The fourth recurring constraint related to the cost of consumable inputs, including fertilisers, seeds and other agrochemicals.

"The growers we spoke to mentioned that the cost of these inputs has been rising over time," Dr Kotir says.

"Indeed, available evidence from the agricultural industry suggests that between 2013 and 2018, the cost of consumable inputs, such as fertiliser, has increased by 5.7 per cent."

We found that over the past five years, the cost of agricultural machinery in Australia has increased by 13.4 per cent. - CSIRO's Dr Julius Kotir

The fifth challenge overwhelmingly identified was the shortage of relevant skills and human capital to maintain profitable operations in a changing environment.

"This specifically refers to the difficulty of finding trusted advisers with the technical and operational expertise to advise on how to minimise costs and maximise returns," Dr Kotir says.

"Many of the respondents reported that they are holding off expansion plans because of concerns about 'getting the right people' to help them implement on-farm innovations."

Dr Kotir says identifying these barriers and being aware of them helps researchers and others in their practical understanding of what is involved in modifying farm systems.

He says it also leads into another question: "How would adoption of diverse crop rotations as suggested by small plot-scale research impact whole-farm factors?"

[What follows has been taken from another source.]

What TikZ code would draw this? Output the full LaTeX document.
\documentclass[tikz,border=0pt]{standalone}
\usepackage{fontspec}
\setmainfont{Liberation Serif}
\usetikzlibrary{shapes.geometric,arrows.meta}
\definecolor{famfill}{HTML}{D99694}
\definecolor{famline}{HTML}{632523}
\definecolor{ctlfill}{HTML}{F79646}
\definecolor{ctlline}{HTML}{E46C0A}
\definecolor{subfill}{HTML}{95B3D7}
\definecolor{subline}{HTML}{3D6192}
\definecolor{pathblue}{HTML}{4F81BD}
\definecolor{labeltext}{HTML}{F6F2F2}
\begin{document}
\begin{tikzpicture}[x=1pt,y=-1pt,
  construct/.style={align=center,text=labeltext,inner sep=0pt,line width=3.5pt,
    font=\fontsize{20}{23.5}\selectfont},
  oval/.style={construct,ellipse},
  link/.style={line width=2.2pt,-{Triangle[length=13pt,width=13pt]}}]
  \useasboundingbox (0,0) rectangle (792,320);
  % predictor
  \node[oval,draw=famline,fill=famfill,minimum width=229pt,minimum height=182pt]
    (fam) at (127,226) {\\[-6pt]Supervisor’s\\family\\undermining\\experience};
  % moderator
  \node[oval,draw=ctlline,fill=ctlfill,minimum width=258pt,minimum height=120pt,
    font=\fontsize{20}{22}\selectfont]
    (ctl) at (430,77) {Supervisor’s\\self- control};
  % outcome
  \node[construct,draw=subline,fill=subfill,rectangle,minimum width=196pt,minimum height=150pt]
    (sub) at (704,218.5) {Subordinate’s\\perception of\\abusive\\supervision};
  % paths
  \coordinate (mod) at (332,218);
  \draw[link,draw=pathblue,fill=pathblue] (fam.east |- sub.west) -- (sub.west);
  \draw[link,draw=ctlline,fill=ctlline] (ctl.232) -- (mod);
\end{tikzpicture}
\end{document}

To answer this, his subsequent analysis has focused solely on the challenges of machinery and labour requirements, with interesting results in regard to the implications of diverse crop rotations.

Labour calculations

Dr Kotir found crop sequences have a direct influence on labour requirements, with some systems requiring a much higher labour input per hectare than others.

For example (see Figure 1), at a trial site at Pampas, near Toowoomba in Queensland, a diverse rotation of sorghum/chickpeas/fallow/wheat/mungbeans/fallow had a higher labour requirement per hectare (at 0.7 hours/hectare/year) compared to other rotations.

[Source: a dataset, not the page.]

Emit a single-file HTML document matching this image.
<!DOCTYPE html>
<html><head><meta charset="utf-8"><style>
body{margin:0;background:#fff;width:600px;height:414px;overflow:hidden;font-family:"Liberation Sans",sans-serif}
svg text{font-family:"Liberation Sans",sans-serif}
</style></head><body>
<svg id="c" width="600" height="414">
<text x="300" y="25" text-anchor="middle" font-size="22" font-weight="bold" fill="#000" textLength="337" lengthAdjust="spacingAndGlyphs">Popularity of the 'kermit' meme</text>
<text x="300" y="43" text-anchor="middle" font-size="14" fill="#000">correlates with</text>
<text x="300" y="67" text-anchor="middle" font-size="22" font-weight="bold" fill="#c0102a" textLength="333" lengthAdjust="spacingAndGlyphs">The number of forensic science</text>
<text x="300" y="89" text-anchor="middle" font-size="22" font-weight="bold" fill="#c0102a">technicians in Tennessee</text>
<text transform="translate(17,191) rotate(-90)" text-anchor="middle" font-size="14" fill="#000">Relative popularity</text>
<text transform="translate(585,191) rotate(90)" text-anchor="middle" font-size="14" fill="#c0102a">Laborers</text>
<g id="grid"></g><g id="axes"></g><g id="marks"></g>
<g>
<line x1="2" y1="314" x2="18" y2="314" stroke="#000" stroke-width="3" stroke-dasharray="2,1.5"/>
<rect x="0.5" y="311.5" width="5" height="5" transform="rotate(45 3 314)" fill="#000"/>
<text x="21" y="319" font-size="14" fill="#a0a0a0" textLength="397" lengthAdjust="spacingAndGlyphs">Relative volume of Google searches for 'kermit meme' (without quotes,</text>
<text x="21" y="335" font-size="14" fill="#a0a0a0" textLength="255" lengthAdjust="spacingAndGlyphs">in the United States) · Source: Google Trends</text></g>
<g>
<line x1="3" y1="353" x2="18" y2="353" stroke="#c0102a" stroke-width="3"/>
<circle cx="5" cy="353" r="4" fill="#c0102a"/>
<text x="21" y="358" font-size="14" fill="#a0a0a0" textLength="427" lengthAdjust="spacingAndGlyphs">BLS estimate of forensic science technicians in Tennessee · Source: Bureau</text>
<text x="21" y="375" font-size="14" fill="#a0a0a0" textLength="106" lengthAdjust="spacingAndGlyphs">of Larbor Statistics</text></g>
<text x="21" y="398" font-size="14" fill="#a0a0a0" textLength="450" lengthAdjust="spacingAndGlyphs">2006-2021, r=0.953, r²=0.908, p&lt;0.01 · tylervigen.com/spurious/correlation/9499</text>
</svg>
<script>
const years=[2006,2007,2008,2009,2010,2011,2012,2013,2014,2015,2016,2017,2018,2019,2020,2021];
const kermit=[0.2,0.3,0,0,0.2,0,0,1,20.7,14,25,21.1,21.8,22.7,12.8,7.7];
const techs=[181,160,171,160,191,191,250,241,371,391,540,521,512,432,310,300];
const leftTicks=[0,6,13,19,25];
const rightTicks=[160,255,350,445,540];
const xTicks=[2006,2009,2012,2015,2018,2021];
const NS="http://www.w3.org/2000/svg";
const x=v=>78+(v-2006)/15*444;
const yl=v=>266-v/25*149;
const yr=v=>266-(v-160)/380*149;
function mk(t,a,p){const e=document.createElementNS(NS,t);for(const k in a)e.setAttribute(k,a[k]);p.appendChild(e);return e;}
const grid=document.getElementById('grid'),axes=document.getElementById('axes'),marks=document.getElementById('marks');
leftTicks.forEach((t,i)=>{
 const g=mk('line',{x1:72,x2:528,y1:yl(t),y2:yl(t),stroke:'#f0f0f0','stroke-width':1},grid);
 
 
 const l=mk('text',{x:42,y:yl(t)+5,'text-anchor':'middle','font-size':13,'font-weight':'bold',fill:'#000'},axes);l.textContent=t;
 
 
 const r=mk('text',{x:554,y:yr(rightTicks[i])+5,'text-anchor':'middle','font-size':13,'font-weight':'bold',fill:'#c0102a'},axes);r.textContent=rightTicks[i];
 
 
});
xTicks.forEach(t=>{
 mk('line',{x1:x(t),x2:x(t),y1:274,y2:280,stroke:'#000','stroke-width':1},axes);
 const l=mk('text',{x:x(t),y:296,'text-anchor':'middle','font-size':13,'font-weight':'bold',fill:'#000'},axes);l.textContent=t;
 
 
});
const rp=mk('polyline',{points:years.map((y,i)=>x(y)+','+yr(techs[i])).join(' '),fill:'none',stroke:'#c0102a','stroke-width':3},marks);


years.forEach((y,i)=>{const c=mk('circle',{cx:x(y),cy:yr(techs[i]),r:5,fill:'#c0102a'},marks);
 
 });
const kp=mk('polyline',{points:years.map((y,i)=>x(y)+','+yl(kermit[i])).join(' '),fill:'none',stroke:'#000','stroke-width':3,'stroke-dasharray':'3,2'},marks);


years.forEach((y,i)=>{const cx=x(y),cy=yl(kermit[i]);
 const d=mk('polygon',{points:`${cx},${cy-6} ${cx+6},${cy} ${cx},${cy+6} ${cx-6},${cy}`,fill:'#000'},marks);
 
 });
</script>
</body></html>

Indeed, growing chickpeas had a higher demand for labour than other crops.

For all sequences modelled, chickpeas required about 0.13 hours/ha/year, compared to wheat and sorghum at 0.07 hours/ha/year and 0.06 hours/ha/year respectively.

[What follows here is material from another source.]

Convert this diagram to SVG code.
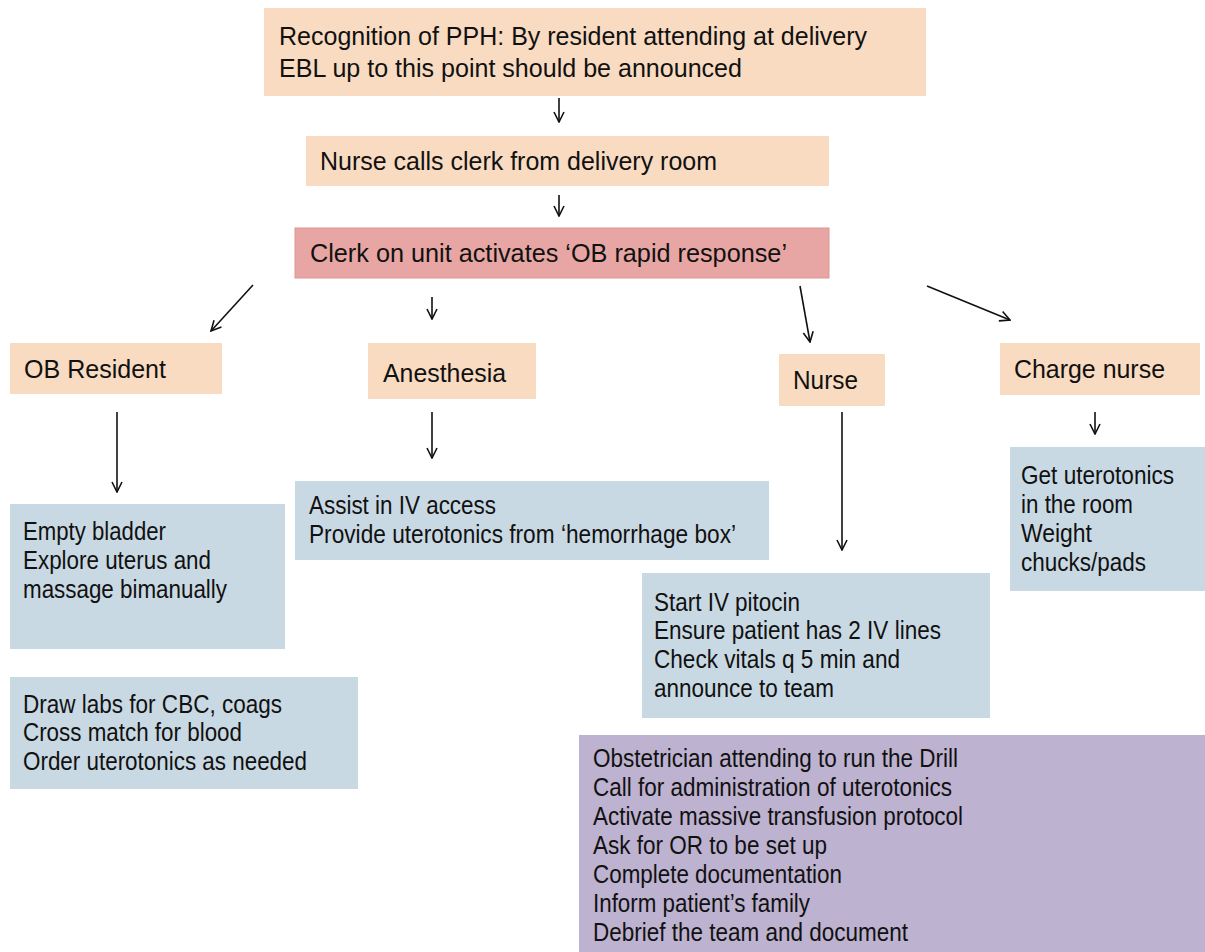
<svg xmlns="http://www.w3.org/2000/svg" width="1205" height="952" viewBox="0 0 1205 952">
<style>
.peach{fill:#f9dbc1}
.red{fill:#e7a6a3;stroke:#dd9592;stroke-width:1}
.blue{fill:#c9d9e4}
.purple{fill:#bdb2d0}
text{font-family:"Liberation Sans",Arial,sans-serif;font-size:25px;fill:#111}
.c{stroke:#111;stroke-width:1.6;fill:none}
</style>
<defs>
<marker id="ah" viewBox="0 0 12 12" refX="11" refY="6" markerWidth="12" markerHeight="12" markerUnits="userSpaceOnUse" orient="auto">
<path d="M1,1 L11,6 L1,11" fill="none" stroke="#111" stroke-width="1.6"/>
</marker>
</defs>
<rect width="1205" height="952" fill="#fff"/>
<g id="n-recognition"><rect class="peach" x="264" y="8" width="662" height="88"/>
<text x="279" y="45" textLength="588" lengthAdjust="spacingAndGlyphs">Recognition of PPH: By resident attending at delivery</text>
<text x="279" y="77" textLength="463" lengthAdjust="spacingAndGlyphs">EBL up to this point should be announced</text></g>
<g id="n-nursecalls"><rect class="peach" x="306" y="136" width="523" height="50"/>
<text x="320" y="170" textLength="397" lengthAdjust="spacingAndGlyphs">Nurse calls clerk from delivery room</text></g>
<g id="n-clerk"><rect class="red" x="295" y="228" width="534" height="50"/>
<text x="310" y="262" textLength="477" lengthAdjust="spacingAndGlyphs">Clerk on unit activates ‘OB rapid response’</text></g>
<g id="n-obres"><rect class="peach" x="10" y="343" width="212" height="51"/>
<text x="24" y="378" textLength="142" lengthAdjust="spacingAndGlyphs">OB Resident</text></g>
<g id="n-anes"><rect class="peach" x="368" y="343" width="168" height="56"/>
<text x="383" y="382" textLength="123" lengthAdjust="spacingAndGlyphs">Anesthesia</text></g>
<g id="n-nurse"><rect class="peach" x="779" y="354" width="106" height="52"/>
<text x="793" y="389" textLength="65" lengthAdjust="spacingAndGlyphs">Nurse</text></g>
<g id="n-charge"><rect class="peach" x="1000" y="343" width="200" height="52"/>
<text x="1014" y="378" textLength="151" lengthAdjust="spacingAndGlyphs">Charge nurse</text></g>
<g id="n-obtasks"><rect class="blue" x="10" y="504" width="275" height="145"/>
<text x="23" y="540" textLength="143" lengthAdjust="spacingAndGlyphs">Empty bladder</text>
<text x="23" y="569" textLength="188" lengthAdjust="spacingAndGlyphs">Explore uterus and</text>
<text x="23" y="598" textLength="204" lengthAdjust="spacingAndGlyphs">massage bimanually</text></g>
<g id="n-labs"><rect class="blue" x="10" y="677" width="348" height="112"/>
<text x="23" y="713" textLength="259" lengthAdjust="spacingAndGlyphs">Draw labs for CBC, coags</text>
<text x="23" y="741" textLength="219" lengthAdjust="spacingAndGlyphs">Cross match for blood</text>
<text x="23" y="770" textLength="284" lengthAdjust="spacingAndGlyphs">Order uterotonics as needed</text></g>
<g id="n-anestasks"><rect class="blue" x="295" y="481" width="474" height="79"/>
<text x="309" y="514" textLength="187" lengthAdjust="spacingAndGlyphs">Assist in IV access</text>
<text x="309" y="543" textLength="427" lengthAdjust="spacingAndGlyphs">Provide uterotonics from ‘hemorrhage box’</text></g>
<g id="n-nursetasks"><rect class="blue" x="642" y="573" width="348" height="145"/>
<text x="654" y="611" textLength="146" lengthAdjust="spacingAndGlyphs">Start IV pitocin</text>
<text x="654" y="639" textLength="287" lengthAdjust="spacingAndGlyphs">Ensure patient has 2 IV lines</text>
<text x="654" y="668" textLength="246" lengthAdjust="spacingAndGlyphs">Check vitals q 5 min and</text>
<text x="654" y="697" textLength="180" lengthAdjust="spacingAndGlyphs">announce to team</text></g>
<g id="n-chargetasks"><rect class="blue" x="1010" y="447" width="195" height="144"/>
<text x="1021" y="484" textLength="153" lengthAdjust="spacingAndGlyphs">Get uterotonics</text>
<text x="1021" y="513" textLength="112" lengthAdjust="spacingAndGlyphs">in the room</text>
<text x="1021" y="542" textLength="71" lengthAdjust="spacingAndGlyphs">Weight</text>
<text x="1021" y="571" textLength="125" lengthAdjust="spacingAndGlyphs">chucks/pads</text></g>
<g id="n-attending"><rect class="purple" x="579" y="735" width="626" height="217"/>
<text x="593" y="767" textLength="365" lengthAdjust="spacingAndGlyphs">Obstetrician attending to run the Drill</text>
<text x="593" y="796" textLength="359" lengthAdjust="spacingAndGlyphs">Call for administration of uterotonics</text>
<text x="593" y="825" textLength="370" lengthAdjust="spacingAndGlyphs">Activate massive transfusion protocol</text>
<text x="593" y="854" textLength="234" lengthAdjust="spacingAndGlyphs">Ask for OR to be set up</text>
<text x="593" y="883" textLength="249" lengthAdjust="spacingAndGlyphs">Complete documentation</text>
<text x="593" y="912" textLength="217" lengthAdjust="spacingAndGlyphs">Inform patient’s family</text>
<text x="593" y="941" textLength="315" lengthAdjust="spacingAndGlyphs">Debrief the team and document</text></g>
<g id="connectors">
<line class="c" x1="559" y1="98" x2="559" y2="122" marker-end="url(#ah)"/>
<line class="c" x1="559" y1="195" x2="559" y2="216" marker-end="url(#ah)"/>
<line class="c" x1="253" y1="285" x2="211" y2="331" marker-end="url(#ah)"/>
<line class="c" x1="432" y1="297" x2="432" y2="319" marker-end="url(#ah)"/>
<line class="c" x1="800" y1="286" x2="810" y2="342" marker-end="url(#ah)"/>
<line class="c" x1="927" y1="286" x2="1010" y2="320" marker-end="url(#ah)"/>
<line class="c" x1="117" y1="412" x2="117" y2="492" marker-end="url(#ah)"/>
<line class="c" x1="432" y1="412" x2="432" y2="458" marker-end="url(#ah)"/>
<line class="c" x1="842" y1="412" x2="842" y2="550" marker-end="url(#ah)"/>
<line class="c" x1="1095" y1="412" x2="1095" y2="434" marker-end="url(#ah)"/>
</g>
</svg>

"This could be explained by seed inoculation and continuous crop care, for example, up to six sprays in a season, compared to sorghum and wheat, which require two and three sprays respectively," Dr Kotir says.

"This means that a crop rotation or sequence involving chickpeas can have a significant impact on labour and machinery use per hectare."

In general, Dr Kotir says the results suggest that total labour requirements are highest for sequences with a greater crop diversity and a higher intensity.

Overall, he says the analysis has so far revealed in some cases how more diverse rotations can create higher labour demand and peak periods that might in some cases limit adoption in some businesses.

"This means labour requirements may be a critical factor influencing the uptake of diverse crop rotations, even when there are clear agronomic benefits at the paddock scale," he says.

The modelling confirmed that:

  • spraying requires the most labour in all cropping systems;
  • as farm size increases, labour required for more intensive systems may limit productivity unless growers invest in larger machinery; and
  • different farming systems alter peak labour demands across the year (particularly during sowing and harvest), but mixtures of summer and winter crops can mitigate these peak labour demand periods.

Where to from here

Dr Kotir's ongoing research is now considering the synergies and trade-offs between whole-farm profitability, risk, labour and water-use efficiencies associated with adopting different farming system technologies.

Working with CSIRO's Dr Lindsay Bell and Dr John Kirkegaard, the aim is to extend the research undertaken as part of the Northern Farming Systems Project and identify where whole-farm issues may limit innovation adoption.

"Many of the drivers for increased productivity and profitability researched in that project - such as cropping intensity, cropping diversity, nutrient supply and quality - have been done at a paddock scale," Dr Kotir says.

"We want to explore the economic implications of taking them to a whole-farm level."